If you need to edit your current URL’s, log into Yola Sitebuilder, click the Page Tab at the top, and click Manage Pages in the left drop down menu.
Clicking “Rename” will let you alter the URL, for example you could change www.example.com/58739.php to www.example.com/dubai/massage-treatment-menu.php.
Keep in mind that when you alter the URL name, it will automatically alter the page name. If you click on “Edit” after you rename the URL, you can change the page name that is visible in your page navigation.
Once your URL’s and page names are in place, you should edit your metadata, or the information about your pages. The page titles and descriptions within your metadata are what control how your page information appears in search results. It also allows you to specify important keywords for your site or business.
For your images, you’ll want to include a description of the image in the ALT tag. Search engines cannot read the picture, therefore, you will need to add a short description of the image in the tag. You can also include your keywords in these tags.

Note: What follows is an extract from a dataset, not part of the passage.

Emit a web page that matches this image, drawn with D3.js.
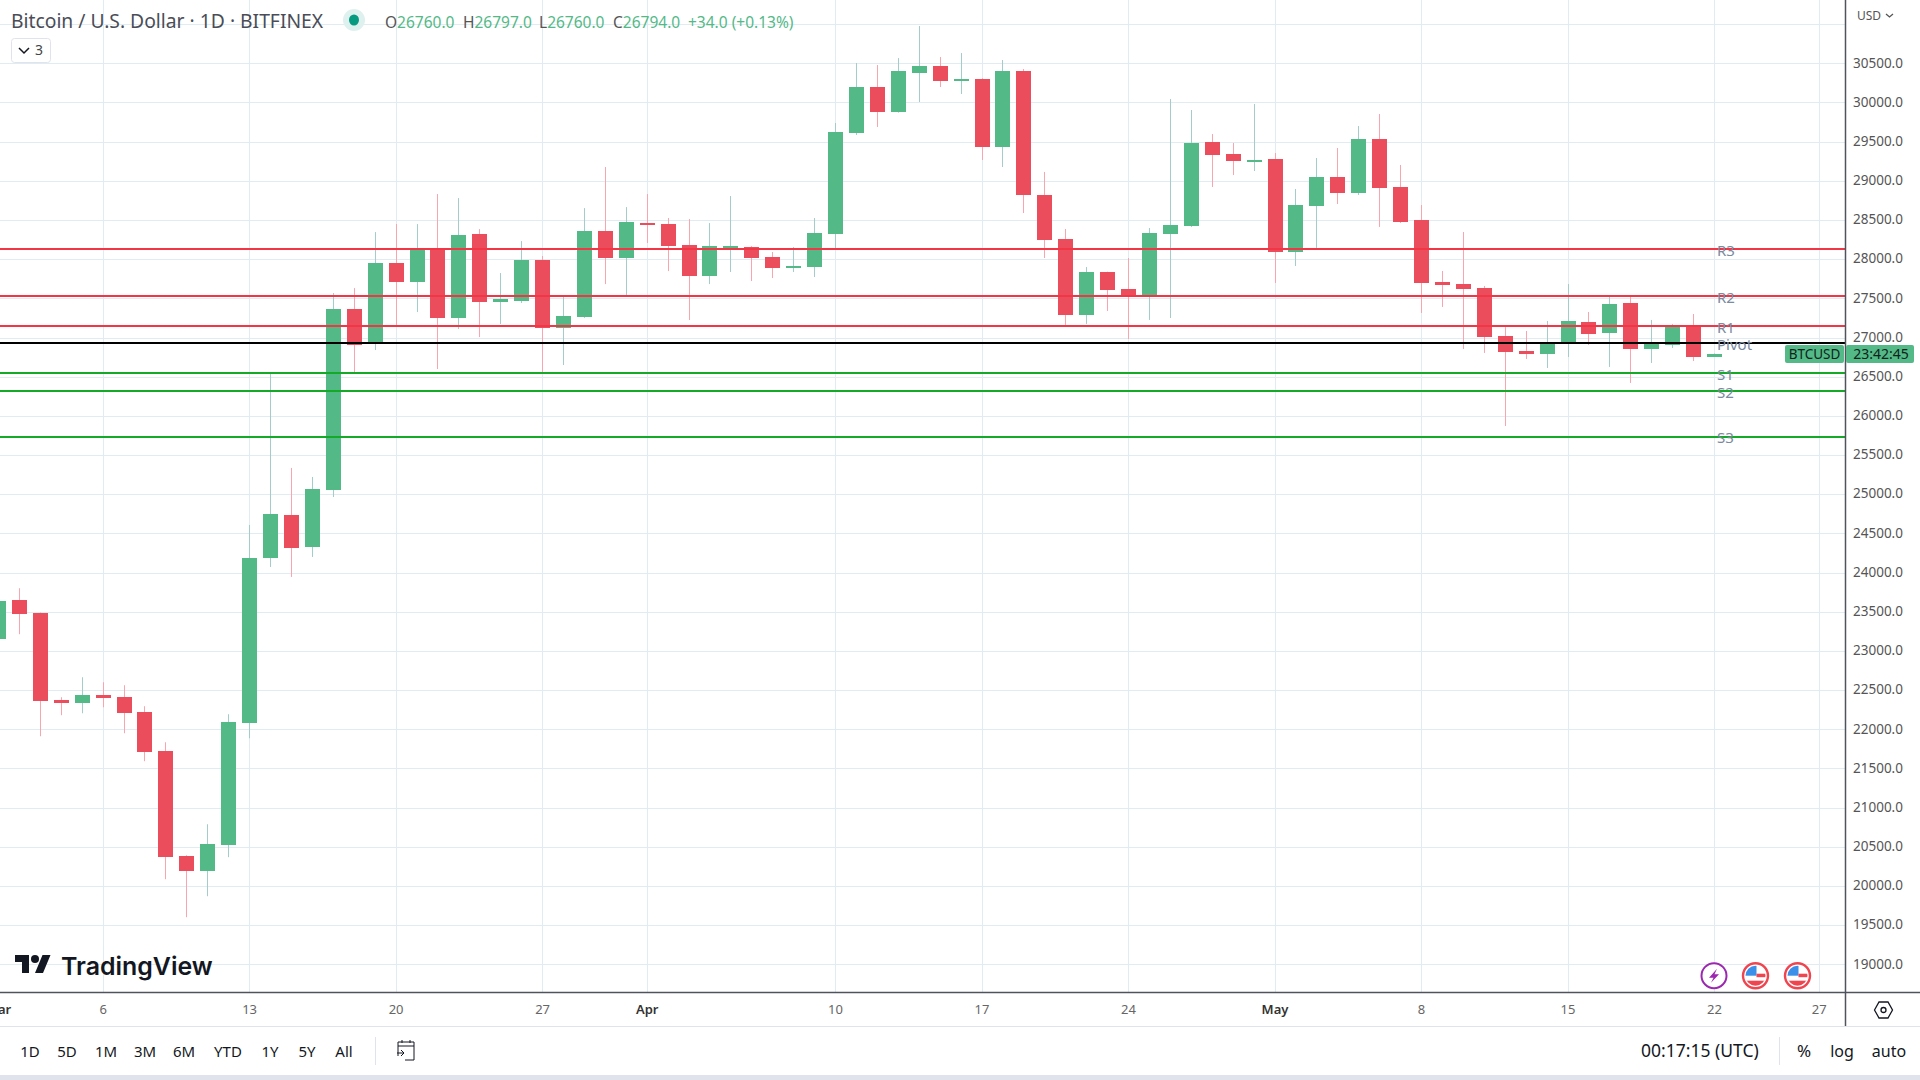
<!DOCTYPE html>
<html>
<head>
<meta charset="utf-8">
<title>Bitcoin / U.S. Dollar</title>
<script src="https://d3js.org/d3.v7.min.js"></script>
<style>
    body { margin: 0; background: #fff; overflow: hidden; }
    text { font-family: "Noto Sans", sans-serif; }
    .axis path, .axis line { display: none; }
</style>
</head>
<body>
<svg width="1920" height="1080"></svg>
<script>
// daily candles, 1 Mar to 22 May 2023
const firstDay = new Date(Date.UTC(2023, 2, 1))
const opens = [23150, 23647, 23481, 22370, 22332, 22434, 22409, 22217, 21719, 20379, 20188, 20520, 22077,
    24186, 24735, 24326, 25054, 27363, 26929, 27950, 27708, 28129, 27249, 28321, 27453, 27466, 27989, 27121,
    27261, 28359, 28014, 28461, 28448, 28180, 27785, 28155, 28155, 28027, 27887, 27899, 28321, 29610, 30197,
    29878, 30376, 30465, 30274, 30299, 29432, 30401, 28819, 28257, 27288, 27836, 27619, 27543, 28321, 28423,
    29495, 29342, 29253, 29278, 28092, 28679, 29049, 28845, 29534, 28921, 28500, 27709, 27683, 27632, 27020,
    26828, 26790, 26930, 27198, 27058, 27441, 26854, 26905, 27160, 26760]
const highs = [23700, 23800, 23490, 22409, 22664, 22600, 22562, 22294, 21834, 20392, 20788, 22192, 24607,
    26534, 25335, 25220, 27568, 27631, 28346, 28448, 28448, 28831, 28780, 28384, 27823, 28231, 28040, 27529,
    28652, 29176, 28665, 28831, 28525, 28512, 28461, 28806, 28167, 28091, 28155, 28525, 29738, 30504, 30478,
    30567, 30976, 30580, 30631, 30310, 30542, 30427, 29113, 28385, 27900, 27840, 28015, 28398, 30044, 29904,
    29597, 29483, 29980, 29355, 28896, 29291, 29419, 29700, 29853, 29202, 28691, 27849, 28347, 27658, 27134,
    27083, 27211, 27683, 27326, 27517, 27530, 27224, 27173, 27300, 26797]
const lows = [23000, 23213, 21911, 22179, 22204, 22281, 21949, 21592, 20086, 19601, 19869, 20367, 21885,
    24071, 23944, 24199, 24964, 26559, 26840, 27151, 27325, 26598, 27108, 27006, 27172, 27440, 26559, 26649,
    27250, 27682, 27542, 28206, 27848, 27223, 27682, 27836, 27721, 27759, 27836, 27772, 28130, 29585, 29687,
    29870, 30006, 30197, 30108, 29266, 29176, 28589, 28015, 27160, 27173, 27339, 26981, 27224, 27249, 28411,
    28921, 29074, 29125, 27696, 27913, 28143, 28704, 28819, 28411, 28462, 27313, 27390, 26854, 26803, 25871,
    26726, 26611, 26751, 26905, 26624, 26420, 26675, 26866, 26700, 26760]
const closes = [23640, 23468, 22358, 22332, 22434, 22396, 22204, 21707, 20367, 20188, 20533, 22090, 24186,
    24748, 24314, 25067, 27363, 26904, 27950, 27708, 28129, 27249, 28308, 27453, 27491, 27989, 27121, 27274,
    28359, 28014, 28474, 28435, 28167, 27785, 28167, 28167, 28014, 27887, 27912, 28333, 29623, 30197, 29878,
    30401, 30465, 30274, 30299, 29432, 30401, 28819, 28245, 27288, 27836, 27607, 27530, 28334, 28436, 29483,
    29330, 29253, 29266, 28092, 28691, 29049, 28845, 29534, 28908, 28474, 27696, 27670, 27619, 27007, 26815,
    26790, 26930, 27211, 27045, 27428, 26854, 26917, 27134, 26751, 26794]

const priceTicks = d3.range(19000, 31000, 500)
const timeTicks = ['2023-03-01', '2023-03-06', '2023-03-13', '2023-03-20', '2023-03-27', '2023-04-01', '2023-04-10',
    '2023-04-17', '2023-04-24', '2023-05-01', '2023-05-08', '2023-05-15', '2023-05-22', '2023-05-27'].map(d => new Date(d))

const pivotNames = ['R3', 'R2', 'R1', 'Pivot', 'S1', 'S2', 'S3']
const pivotValues = [28129, 27529, 27146, 26929, 26546, 26317, 25730]
const pivotColors = ['#f23645', '#f23645', '#f23645', '#000000', '#15a928', '#15a928', '#15a928']

const rangeButtons = ['1D', '5D', '1M', '3M', '6M', 'YTD', '1Y', '5Y', 'All']
const rangeCenters = [30, 67, 106, 145, 184, 228, 270, 307, 344]

const upColor = '#53b987', downColor = '#eb4d5c'
const upWick = '#a3cdcb', downWick = '#f8a5b0'
const gridColor = '#e1ecf2', lineColor = '#50535e'

const paneW = 1845, paneH = 992

let svg = d3.select('svg')
let dates = opens.map((d, i) => d3.utcDay.offset(firstDay, i))

let x = d3.scaleUtc().domain([new Date('2023-03-06'), new Date('2023-05-22')]).range([102.6, 1714])
let y = d3.scaleLinear().domain([19000, 30500]).range([964.3, 63.3])
let snap = v => Math.round(v) + 0.5

svg.append('clipPath').attr('id', 'pane').append('rect').attr('width', paneW).attr('height', paneH)
let pane = svg.append('g').attr('clip-path', 'url(#pane)')

// grid
let extraTicks = priceTicks.concat([31000])
pane.selectAll('line.h').data(extraTicks).enter().append('line').attr('class', 'h')
    .attr('x1', 0).attr('x2', paneW)
    .attr('y1', d => snap(y(d))).attr('y2', d => snap(y(d)))
    .attr('stroke', gridColor)
pane.selectAll('line.v').data(timeTicks).enter().append('line').attr('class', 'v')
    .attr('x1', d => snap(x(d))).attr('x2', d => snap(x(d)))
    .attr('y1', 0).attr('y2', paneH)
    .attr('stroke', gridColor)

// candles
let candles = pane.selectAll('g.candle').data(dates).enter().append('g').attr('class', 'candle')
candles.append('line')
    .attr('x1', d => snap(x(d))).attr('x2', d => snap(x(d)))
    .attr('y1', (d, i) => y(highs[i])).attr('y2', (d, i) => y(lows[i]))
    .attr('stroke', (d, i) => closes[i] >= opens[i] ? upWick : downWick)
candles.append('rect')
    .attr('x', d => Math.round(x(d)) - 7)
    .attr('width', 15)
    .attr('y', (d, i) => Math.round(y(Math.max(opens[i], closes[i]))))
    .attr('height', (d, i) => Math.max(2, Math.round(y(Math.min(opens[i], closes[i])) - y(Math.max(opens[i], closes[i])))))
    .attr('fill', (d, i) => closes[i] >= opens[i] ? upColor : downColor)

// pivot levels
pane.selectAll('line.pivot').data(pivotValues).enter().append('line').attr('class', 'pivot')
    .attr('x1', 0).attr('x2', paneW)
    .attr('y1', d => Math.round(y(d))).attr('y2', d => Math.round(y(d)))
    .attr('stroke', (d, i) => pivotColors[i])
    .attr('stroke-width', 2)
pane.selectAll('text.pivot').data(pivotValues).enter().append('text').attr('class', 'pivot')
    .attr('x', 1717).attr('y', (d, i) => y(d) + (pivotNames[i] === 'S3' ? 5.5 : 7))
    .attr('fill', '#7a8aa0').style('font-size', '15px')
    .text((d, i) => pivotNames[i])

// price axis
svg.append('g').attr('class', 'axis')
    .attr('transform', `translate(${paneW + 8},0)`)
    .call(d3.axisRight(y).tickValues(priceTicks).tickSize(0).tickPadding(0).tickFormat(d3.format('.1f')))
    .call(g => g.selectAll('text').attr('dy', '0.28em').attr('fill', '#555').style('font-size', '13.5px'))
svg.append('text').attr('x', 1857).attr('y', 20).attr('fill', '#555').style('font-size', '12px').text('USD')
svg.append('path').attr('d', 'M1886 14l3.5 3 3.5-3').attr('fill', 'none').attr('stroke', '#555').attr('stroke-width', 1.3)

// time axis
let monthFmt = d3.utcFormat('%b'), dayFmt = d3.utcFormat('%-d')
svg.append('g').attr('class', 'axis')
    .attr('transform', `translate(0,${paneH})`)
    .call(d3.axisBottom(x).tickValues(timeTicks).tickSize(0).tickPadding(0)
        .tickFormat(d => d.getUTCDate() === 1 ? monthFmt(d) : dayFmt(d)))
    .call(g => g.selectAll('text')
        .attr('y', 22).attr('dy', 0)
        .attr('fill', d => d.getUTCDate() === 1 ? '#333' : '#666')
        .style('font-weight', d => d.getUTCDate() === 1 ? 600 : 400)
        .style('font-size', '13px'))

// frame
svg.append('line').attr('x1', paneW + .5).attr('x2', paneW + .5).attr('y1', 0).attr('y2', 1026).attr('stroke', lineColor).attr('stroke-width', 1.5)
svg.append('line').attr('x1', 0).attr('x2', 1920).attr('y1', paneH + .5).attr('y2', paneH + .5).attr('stroke', lineColor).attr('stroke-width', 1.5)
svg.append('line').attr('x1', 0).attr('x2', 1920).attr('y1', 1026.5).attr('y2', 1026.5).attr('stroke', '#e0e3eb')
svg.append('rect').attr('x', 0).attr('y', 1075).attr('width', 1920).attr('height', 5).attr('fill', '#e0e3eb')

// price tags
svg.append('rect').attr('x', 1785).attr('y', 345).attr('width', 59).attr('height', 18).attr('rx', 2).attr('fill', upColor)
svg.append('text').attr('x', 1814.5).attr('y', 359).attr('text-anchor', 'middle').attr('fill', '#10231b').style('font-size', '13.5px').text('BTCUSD')
svg.append('rect').attr('x', 1846).attr('y', 345).attr('width', 68).attr('height', 18).attr('rx', 2).attr('fill', upColor)
svg.append('text').attr('x', 1881).attr('y', 359).attr('text-anchor', 'middle').attr('fill', '#10231b').style('font-size', '14px').text('23:42:45')

// header
svg.append('text').attr('x', 11).attr('y', 28).attr('fill', '#4a4d57').style('font-size', '19.3px').text('Bitcoin / U.S. Dollar · 1D · BITFINEX')
svg.append('circle').attr('cx', 354).attr('cy', 20).attr('r', 11).attr('fill', '#dff1ee')
svg.append('ellipse').attr('cx', 354).attr('cy', 20).attr('rx', 5).attr('ry', 5.5).attr('fill', '#089981')
let legend = svg.append('text').attr('y', 28).style('font-size', '15.5px')
let legendParts = [['O', '26760.0', 385], ['H', '26797.0', 463], ['L', '26760.0', 539], ['C', '26794.0', 613]]
legendParts.forEach(p => {
    legend.append('tspan').attr('x', p[2]).attr('fill', '#555').text(p[0])
    legend.append('tspan').attr('fill', upColor).text(p[1])
})
legend.append('tspan').attr('x', 688).attr('fill', upColor).text('+34.0 (+0.13%)')
svg.append('rect').attr('x', 11.5).attr('y', 38.5).attr('width', 39).attr('height', 24).attr('rx', 3).attr('fill', '#fff').attr('stroke', '#e0e3eb')
svg.append('path').attr('d', 'M19 48l5 5 5-5').attr('fill', 'none').attr('stroke', '#131722').attr('stroke-width', 1.5)
svg.append('text').attr('x', 35).attr('y', 55).attr('fill', '#444').style('font-size', '14px').text('3')

// logo
let logo = svg.append('g').attr('transform', 'translate(15,951)').attr('fill', '#131722')
logo.append('path').attr('d', 'M14 22H7V11H0V4h14v18zM28 22h-8l7.5-18h8L28 22z')
logo.append('circle').attr('cx', 20).attr('cy', 8).attr('r', 4)
svg.append('text').attr('x', 61).attr('y', 975).attr('fill', '#131722').style('font-family', 'Inter').style('font-weight', 600).style('font-size', '24.9px').text('TradingView')

// events
let lightning = svg.append('g').attr('transform', 'translate(1714,975.7)')
lightning.append('circle').attr('r', 12.5).attr('fill', '#fff').attr('stroke', '#9c27b0').attr('stroke-width', 2)
lightning.append('path').attr('d', 'M3 -7L-5 2H-0.5L-3 7L5 -1.5H0.5Z').attr('fill', '#9c27b0')
let flagCenters = [1755.5, 1797.5]
flagCenters.forEach((cx, i) => {
    let g = svg.append('g').attr('transform', `translate(${cx},975.7)`)
    g.append('clipPath').attr('id', 'flag' + i).append('circle').attr('r', 10)
    g.append('circle').attr('r', 12.5).attr('fill', '#fff').attr('stroke', '#f0444f').attr('stroke-width', 2.4)
    let f = g.append('g').attr('clip-path', `url(#flag${i})`)
    f.append('rect').attr('x', -12).attr('y', -11).attr('width', 13).attr('height', 11).attr('fill', '#3b8fe8')
    f.append('rect').attr('x', 1).attr('y', -2).attr('width', 12).attr('height', 3.5).attr('fill', '#f0444f')
    f.append('rect').attr('x', -12).attr('y', 5).attr('width', 24).attr('height', 7).attr('fill', '#f0444f')
})

// settings hexagon
svg.append('path').attr('d', 'M1874.5 1010l4.5-8h9l4.5 8-4.5 8h-9z').attr('fill', 'none').attr('stroke', '#131722').attr('stroke-width', 1.3)
svg.append('circle').attr('cx', 1883.5).attr('cy', 1010).attr('r', 2.5).attr('fill', 'none').attr('stroke', '#131722').attr('stroke-width', 1.3)

// bottom toolbar
svg.selectAll('text.range').data(rangeButtons).enter().append('text').attr('class', 'range')
    .attr('x', (d, i) => rangeCenters[i]).attr('y', 1056.5)
    .attr('text-anchor', 'middle').attr('fill', '#131722').style('font-size', '15px')
    .text(d => d)
svg.append('line').attr('x1', 375.5).attr('x2', 375.5).attr('y1', 1037).attr('y2', 1065).attr('stroke', '#e0e3eb')
svg.append('path').attr('d', 'M398 1056v-14h16v18h-9M402 1040v3M410 1040v3M398 1046h16M397 1053h7m-3-3l3 3-3 3')
    .attr('fill', 'none').attr('stroke', '#131722').attr('stroke-width', 1)
svg.append('text').attr('x', 1641).attr('y', 1057).attr('fill', '#131722').style('font-size', '17.5px').text('00:17:15 (UTC)')
svg.append('line').attr('x1', 1779.5).attr('x2', 1779.5).attr('y1', 1037).attr('y2', 1065).attr('stroke', '#e0e3eb')
svg.append('text').attr('x', 1804).attr('y', 1057).attr('text-anchor', 'middle').attr('fill', '#131722').style('font-size', '17px').text('%')
svg.append('text').attr('x', 1842).attr('y', 1057).attr('text-anchor', 'middle').attr('fill', '#131722').style('font-size', '16px').text('log')
svg.append('text').attr('x', 1889).attr('y', 1057).attr('text-anchor', 'middle').attr('fill', '#131722').style('font-size', '16px').text('auto')
</script>
</body>
</html>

If you are using Yola, click the page tab, then page properties and then metadata. From here you can alter the page heading, title, description and keywords, and Yola will automatically add them to your site’s code. Each page should have a unique page title and description based on the content. This will also help improve your rankings. If you need more help, read our Meta Tag Tutorial.
4. SEO Tools
There are plenty of SEO tools available to you that can help you optimize your SEO, like Moz.com, Jungle Torch, or Yola Gold’s SEO Scan, which scans all your pages and tells you where to make changes or improvements to help your search rankings.
If you are a Yola Gold user, start by logging into Yola Sitebuilder, then click the SEO tab. If you are scanning for the first time, it will automatically initiate a scan of your site when you click the tab. Then you can view your results:
You receive a grade for every item and can click each one to see the errors. For example, you might have forgotten to put alternative text on your images, or missed a Meta tag on one of your pages, or maybe you need more content. As you fix errors, you can rescan your site periodically to see your grade improve. And don’t forget to publish your site when you are done.